The official definition defines glaucoma as “a group of eye conditions that damage the optic nerve.” Conventionally, of course, most people think of glaucoma as a single-eye disease, severe cases of which can cause blindness. In fact, glaucoma is one of the leading causes of blindness in people over the age of 60.
Needless to say, glaucoma is a fairly complex disease; it’s considered a “group” of eye conditions because there are a bunch of different types of glaucoma. All types of glaucoma are characterized by damage to the optic nerve caused by high pressure in the eye, or intraocular pressure, often caused by fluid build-up inside the eye. The optic nerve is essential for sight, thus severe damage to the optic nerve can cause blindness.
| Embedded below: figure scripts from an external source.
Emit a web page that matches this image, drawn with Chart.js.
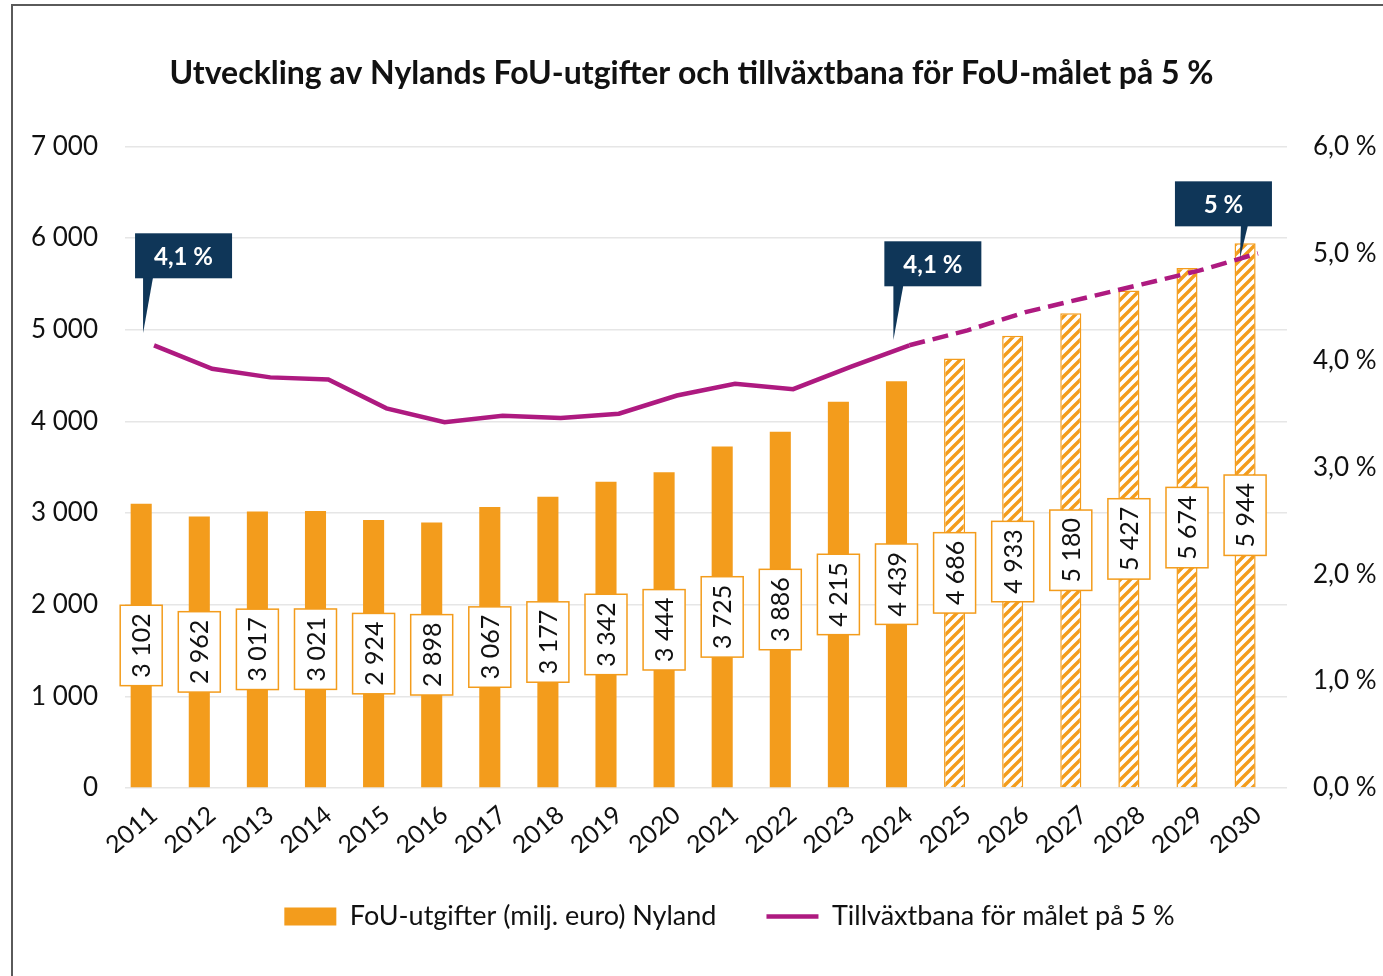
<!DOCTYPE html>
<html>
<head>
<meta charset="utf-8">
<script src="https://cdn.jsdelivr.net/npm/chart.js@4.4.0/dist/chart.umd.min.js"></script>
<style>
html, body { margin: 0; padding: 0; background: #fff; }
#wrap { position: relative; width: 1383px; height: 976px; overflow: hidden; }
#chart { position: absolute; left: 0; top: 0; }
#frame { position: absolute; left: 11px; top: 4px; width: 1400px; height: 1000px; border: 2px solid #5a5a5a; pointer-events: none; }
</style>
</head>
<body>
<div id="wrap">
  <canvas id="chart" width="1383" height="976"></canvas>
  <div id="frame"></div>
</div>
<script>
// data
const years = ['2011', '2012', '2013', '2014', '2015', '2016', '2017', '2018', '2019', '2020',
               '2021', '2022', '2023', '2024', '2025', '2026', '2027', '2028', '2029', '2030'];
const fouActual = [3102, 2962, 3017, 3021, 2924, 2898, 3067, 3177, 3342, 3444,
                   3725, 3886, 4215, 4439, null, null, null, null, null, null];
const fouTarget = [null, null, null, null, null, null, null, null, null, null,
                   null, null, null, null, 4686, 4933, 5180, 5427, 5674, 5944];
const growthPath = [4.14, 3.92, 3.84, 3.82, 3.55, 3.42, 3.48, 3.46, 3.50, 3.67,
                    3.78, 3.73, 3.94, 4.14, 4.28, 4.45, 4.58, 4.71, 4.84, 5.0];
const calloutIdx = [0, 13, 19];
const calloutText = ['4,1 %', '4,1 %', '5 %'];
const leftTicks = [0, 1000, 2000, 3000, 4000, 5000, 6000, 7000];
const rightTicks = [0, 1, 2, 3, 4, 5, 6];

const ORANGE = '#f39c1c';
const PURPLE = '#ae1a80';
const NAVY = '#0f3658';
const FONT = 'Lato';

const lastActual = fouActual.reduce((a, v, i) => v != null ? i : a, 0);

function thousands(v) {
    return String(v).replace(/\B(?=(\d{3})+(?!\d))/g, ' ');
}

// hatch for the target bars
function hatch() {
    const s = 10;
    const c = document.createElement('canvas');
    c.width = s; c.height = s;
    const g = c.getContext('2d');
    g.fillStyle = '#fff';
    g.fillRect(0, 0, s, s);
    g.strokeStyle = ORANGE;
    g.lineWidth = 3.4;
    g.beginPath();
    g.moveTo(0, s); g.lineTo(s, 0);
    g.moveTo(-s / 2, s / 2); g.lineTo(s / 2, -s / 2);
    g.moveTo(s / 2, s * 1.5); g.lineTo(s * 1.5, s / 2);
    g.stroke();
    return g.createPattern(c, 'repeat');
}

// white boxes with the value, turned 90 degrees, in the middle of each bar
const valueBoxes = {
    id: 'valueBoxes',
    afterDatasetsDraw(chart) {
        const ctx = chart.ctx;
        ctx.save();
        ctx.font = '400 25px ' + FONT;
        [0, 1].forEach(di => {
            const meta = chart.getDatasetMeta(di);
            const data = chart.data.datasets[di].data;
            meta.data.forEach((bar, i) => {
                if (data[i] == null) return;
                const txt = thousands(data[i]);
                const len = ctx.measureText(txt).width + 16;
                const thick = 42;
                ctx.save();
                ctx.translate(bar.x, (bar.y + bar.base) / 2);
                ctx.rotate(-Math.PI / 2);
                ctx.fillStyle = '#fff';
                ctx.fillRect(-len / 2, -thick / 2, len, thick);
                ctx.strokeStyle = ORANGE;
                ctx.lineWidth = 1.5;
                ctx.strokeRect(-len / 2, -thick / 2, len, thick);
                ctx.fillStyle = '#111';
                ctx.textAlign = 'center';
                ctx.textBaseline = 'middle';
                ctx.fillText(txt, 0, 1);
                ctx.restore();
            });
        });
        ctx.restore();
    }
};

// navy callouts pointing at the line
const callouts = {
    id: 'callouts',
    afterDraw(chart, args, opts) {
        const ctx = chart.ctx;
        const meta = chart.getDatasetMeta(3);
        ctx.save();
        calloutIdx.forEach((idx, k) => {
            const pt = meta.data[idx];
            const g = opts.geom[k];
            const tx = pt.x + g.tip[0], ty = pt.y + g.tip[1];
            const bx = tx + g.box[0], bb = ty + g.box[1];
            const w = 97, h = 45;
            ctx.fillStyle = NAVY;
            ctx.fillRect(bx, bb - h, w, h);
            ctx.beginPath();
            ctx.moveTo(tx + g.base[0], bb - 1);
            ctx.lineTo(tx + g.base[1], bb - 1);
            ctx.lineTo(tx, ty);
            ctx.closePath();
            ctx.fill();
            ctx.fillStyle = '#fff';
            ctx.font = '700 24px ' + FONT;
            ctx.textAlign = 'center';
            ctx.textBaseline = 'middle';
            ctx.fillText(calloutText[k], bx + w / 2, bb - h / 2 + 1);
        });
        ctx.restore();
    }
};

const legendShift = {
    id: 'legendShift',
    beforeDraw(chart) {
        chart.legend.left += 38;
        chart.legend.right += 38;
    }
};

const ctx = document.getElementById('chart').getContext('2d');
new Chart(ctx, {
    data: {
        labels: years,
        datasets: [
            {
                type: 'bar',
                label: 'FoU-utgifter (milj. euro) Nyland',
                data: fouActual,
                backgroundColor: ORANGE,
                borderWidth: 0,
                stack: 'fou',
                order: 1,
                pointStyle: 'rect',
                barPercentage: 0.82,
                categoryPercentage: 0.885
            },
            {
                type: 'bar',
                label: 'target',
                data: fouTarget,
                backgroundColor: hatch(),
                borderColor: ORANGE,
                borderWidth: 1.5,
                stack: 'fou',
                order: 1,
                barPercentage: 0.82,
                categoryPercentage: 0.885
            },
            {
                type: 'bar',
                label: 'spacer',
                data: years.map(() => null),
                stack: 'spacer',
                order: 1,
                barPercentage: 0.82,
                categoryPercentage: 0.885
            },
            {
                type: 'line',
                label: 'Tillväxtbana för målet på 5 %',
                data: growthPath,
                yAxisID: 'y1',
                borderColor: PURPLE,
                backgroundColor: PURPLE,
                borderWidth: 4.5,
                pointRadius: 0,
                pointStyle: 'line',
                tension: 0,
                order: 0,
                segment: {
                    borderDash: c => c.p0DataIndex >= lastActual ? [16, 8] : undefined
                }
            }
        ]
    },
    options: {
        responsive: false,
        animation: false,
        layout: { padding: { left: 0, right: 0, top: 0, bottom: 36 } },
        scales: {
            x: {
                stacked: true,
                grid: { display: false },
                border: { display: false },
                ticks: {
                    color: '#111',
                    font: { family: FONT, size: 25 },
                    maxRotation: 40,
                    minRotation: 40,
                    padding: 4
                },
                afterFit: s => { s.height = 65; }
            },
            y: {
                stacked: true,
                min: 0,
                max: 7000,
                afterBuildTicks: s => { s.ticks = leftTicks.map(v => ({ value: v })); },
                grid: { color: '#e6e6e6', lineWidth: 1.5, drawTicks: false },
                border: { display: false },
                ticks: {
                    color: '#111',
                    padding: 27,
                    font: { family: FONT, size: 26 },
                    callback: v => thousands(v)
                },
                afterFit: s => { s.width = 125; }
            },
            y1: {
                position: 'right',
                min: 0,
                max: 6,
                afterBuildTicks: s => { s.ticks = rightTicks.map(v => ({ value: v })); },
                grid: { drawOnChartArea: false, drawTicks: false },
                border: { display: false },
                ticks: {
                    color: '#111',
                    padding: 26,
                    font: { family: FONT, size: 26 },
                    callback: v => v.toFixed(1).replace('.', ',') + ' %'
                },
                afterFit: s => { s.width = 96; }
            }
        },
        plugins: {
            title: {
                display: true,
                text: 'Utveckling av Nylands FoU-utgifter och tillväxtbana för FoU-målet på 5 %',
                color: '#111',
                font: { family: FONT, size: 32, weight: '700' },
                padding: { top: 54, bottom: 54 }
            },
            legend: {
                position: 'bottom',
                labels: {
                    usePointStyle: true,
                    pointStyleWidth: 52,
                    boxHeight: 18,
                    padding: 50,
                    color: '#111',
                    font: { family: FONT, size: 27 },
                    filter: item => item.datasetIndex === 0 || item.datasetIndex === 3,
                    sort: (a, b) => a.datasetIndex - b.datasetIndex
                }
            },
            tooltip: { enabled: false },
            callouts: {
                geom: [
                    { tip: [-11, -12], box: [-8, -55], base: [0, 10] },
                    { tip: [-16, -5], box: [-9, -54], base: [0, 10] },
                    { tip: [-18, 5], box: [-65, -32], base: [1, 8] }
                ]
            }
        }
    },
    plugins: [valueBoxes, callouts, legendShift]
});
</script>
</body>
</html>
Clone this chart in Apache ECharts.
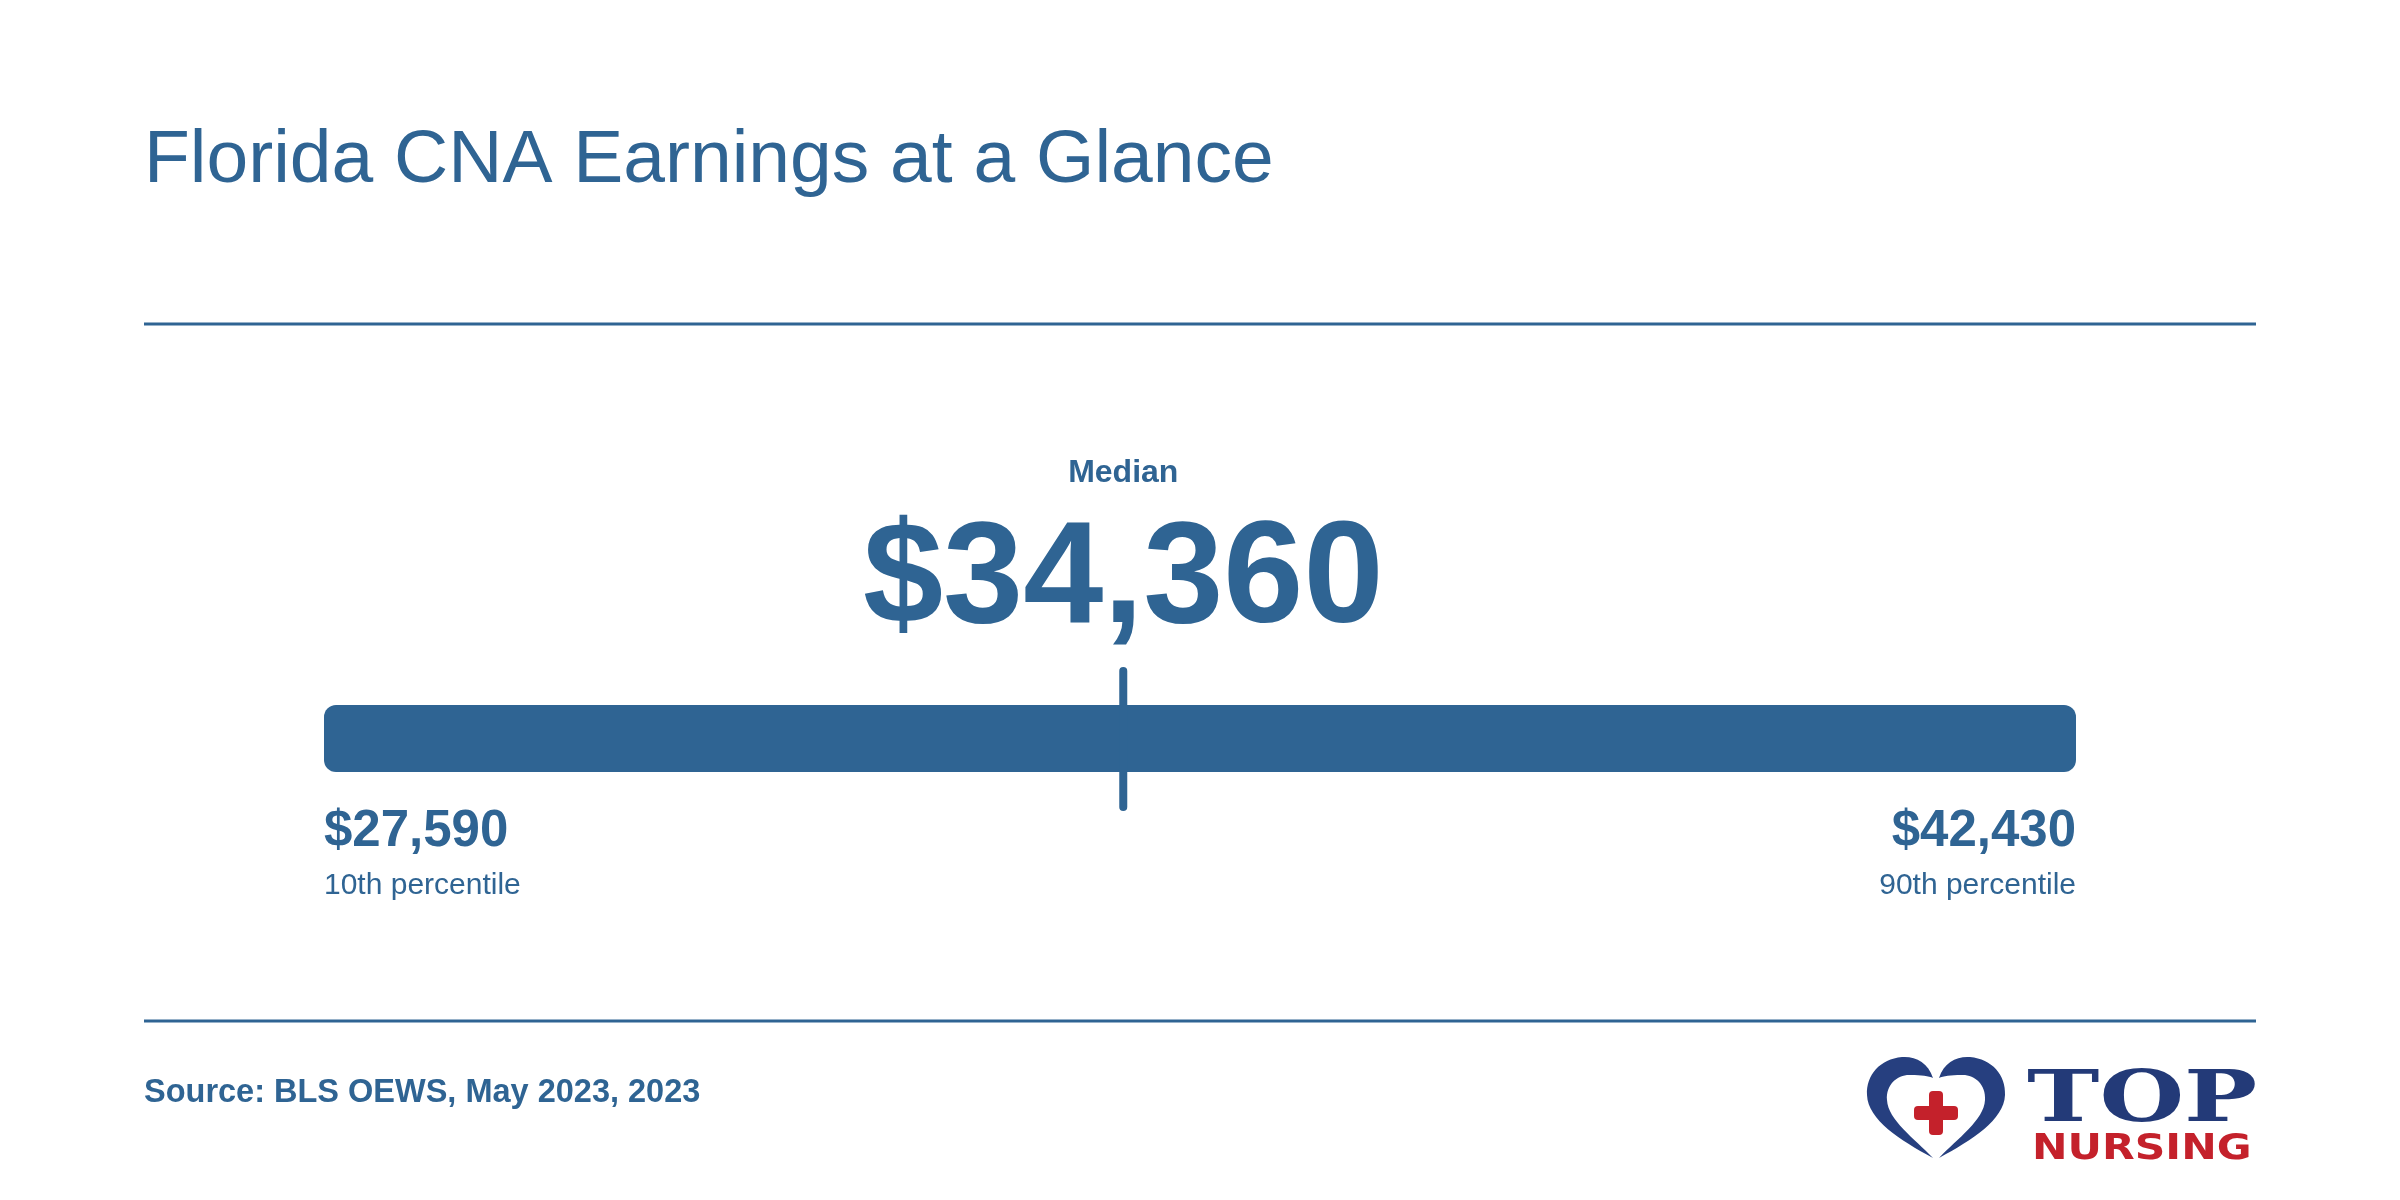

Of the various types of glaucoma, the most common is called primary open-angle glaucoma and is what most people are talking about when they talk about glaucoma. Other types include acute closed-angle glaucoma, and the much less common secondary glaucoma, normal-tension glaucoma, and pigmentary glaucoma.
Glaucoma, the build-up of pressure in the eye causing damage to the optic nerve, is generally thought to be caused by a blockage to the mesh-like channels through which the fluid in your eye called aqueous humor flows naturally. When those channels are blocked, the pressure in your eye builds up, and the optic nerve can be damaged.The real question is, what causes the blockage? Truth be told, experts are not entirely sure what causes it, but it is thought that a predisposition to the blockage can be genetic and passed down to children. Some less common glaucoma conditions can be caused by injury to the eye or severe eye infection.
It turns out, that many types of glaucoma while they eventually do have symptoms, can come on so gradually that a person may often not notice the change in their vision until the disease is at a relatively advanced stage. For primary open-angle glaucoma, people generally report patchy blind spots in their peripheral, and later their central vision, or tunnel vision later in the disease.
With acute closed-angle glaucoma, symptoms may include hazy or blurred vision, rainbow circles around bright lights, eye and headache pain, nausea and vomiting, and sudden vision loss. While damage can occur quickly with this type of glaucoma, the signs and symptoms are very noticeable and thus can be treated quickly by your eye doctor.
If untreated, the blindness caused by glaucoma can be permanent, but there are ways to both prevent and head off the disease, as well as treat it in the early stages.
Your number one prevention method is regular comprehensive eye exams. With regular screenings, your eye doctor can detect and treat glaucoma before any significant damage to your eyes or vision. While a comprehensive eye exam every few years might be fine in your 40s and 50s, people over 65 at higher risk should see their eye doctors at least every one to two years.
Glaucoma is generally treated with medicative eyedrops to lower the pressure in your eye preventing damage to the optic nerve. Beyond that, a doctor might suggest oral medication, laser treatment, or eye surgery to help drain the excess fluid in your eye. Treatment for glaucoma won’t reverse any damage already done to your eye, but treatment early on in the disease can slow the progression and protect your vision going forward.
While it continues to be thought that marijuana can help reduce pressure in your eyes, thus treating glaucoma, “reviews by the National Eye Institute and the Institute of Medicine show that there is no scientific evidence that marijuana is more effective than modern medications.”
Glaucoma often your eyes highly sensitive to light and glare. Some glaucoma medications can exacerbate that problem even further. Wearing sunglasses outdoors with UV protection can both make your eyes considerably more comfortable, but also slow the progression of glaucoma and macular degeneration.
Virtually unrecognizable to most people without his ever-changing array of fashionable sunglasses, it turns out U2 singer Bono has famously worn sunglasses both indoors and out for over 20 years to deal with glaucoma. Coming clean about his trademark shades, Bono said, “I’ve had glaucoma for the last 20 years. I have good treatments and I am going to be fine.”